* [Given material]:
++++++++

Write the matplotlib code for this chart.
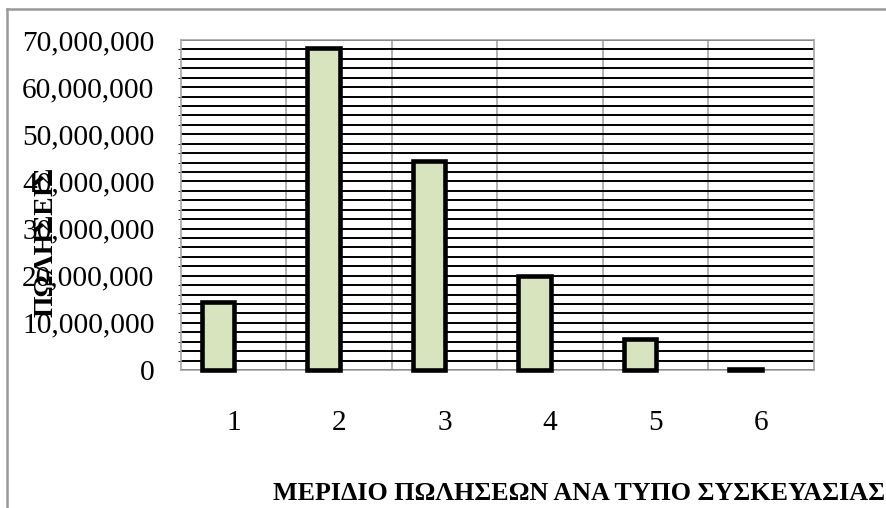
import matplotlib
matplotlib.use("Agg")
import matplotlib.pyplot as plt
from matplotlib.ticker import MultipleLocator, FuncFormatter
from matplotlib.lines import Line2D

categories = [1, 2, 3, 4, 5, 6]
sales = [14500000, 68300000, 44300000, 20000000, 6600000, 150000]
y_label = "ΠΩΛΗΣΕΙΣ"
x_title = "ΜΕΡΙΔΙΟ ΠΩΛΗΣΕΩΝ ΑΝΑ ΤΥΠΟ ΣΥΣΚΕΥΑΣΙΑΣ"

plt.rcParams['font.family'] = ['Liberation Serif', 'DejaVu Serif']

fig = plt.figure(figsize=(8.87, 5.08), dpi=100)
W, H = 887, 508
ax = fig.add_axes([181 / W, 1 - 370 / H, (814 - 181) / W, (370 - 40) / H])

x = list(range(len(categories)))
ax.bar([i - 0.15 for i in x], sales, width=0.31, color="#D7E4BD",
       edgecolor="black", linewidth=3.3, zorder=3, clip_on=False)

ax.set_xlim(-0.5, len(categories) - 0.5)
ax.set_ylim(0, 70000000)
ax.yaxis.set_major_locator(MultipleLocator(10000000))
ax.yaxis.set_minor_locator(MultipleLocator(2000000))
ax.yaxis.set_major_formatter(FuncFormatter(lambda v, p: f"{int(v):,}"))
ax.grid(axis="y", which="both", color="black", linewidth=1.4, zorder=1)
for b in [i + 0.5 for i in x[:-1]]:
    ax.axvline(b, color="#A6A6A6", linewidth=1.2, zorder=1)

ax.set_xticks(x)
ax.set_xticklabels([str(c) for c in categories])
ax.tick_params(axis="both", length=0, labelsize=21.2)
ax.tick_params(axis="y", pad=19)
ax.tick_params(axis="x", pad=29)
for s in ax.spines.values():
    s.set_color("#A6A6A6")
    s.set_linewidth(1.2)

fig.text(46 / W, 1 - 242 / H, y_label, rotation=90, ha="center", va="center",
         fontsize=20, fontweight="bold")
fig.text(885 / W, 1 - 493 / H, x_title, ha="right", va="center",
         fontsize=18.7, fontweight="bold")

lx = 7.5 / W
ty = 1 - 8.5 / H
fig.add_artist(Line2D([lx, lx], [0, ty], transform=fig.transFigure,
                      color="#999999", linewidth=1.8, zorder=10))
fig.add_artist(Line2D([lx, 1], [ty, ty], transform=fig.transFigure,
                      color="#999999", linewidth=1.8, zorder=10))

fig.savefig("out.png", dpi=100)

++++++++

* [What the exercise asks]:
Repeat the lines of the listing above verbatim, beginning at its first line and ending at the line containing "from matplotlib.lines import Line2D", which is included. Omit pictures.

* [Answer for this exercise]:
Write the matplotlib code for this chart.
import matplotlib
matplotlib.use("Agg")
import matplotlib.pyplot as plt
from matplotlib.ticker import MultipleLocator, FuncFormatter
from matplotlib.lines import Line2D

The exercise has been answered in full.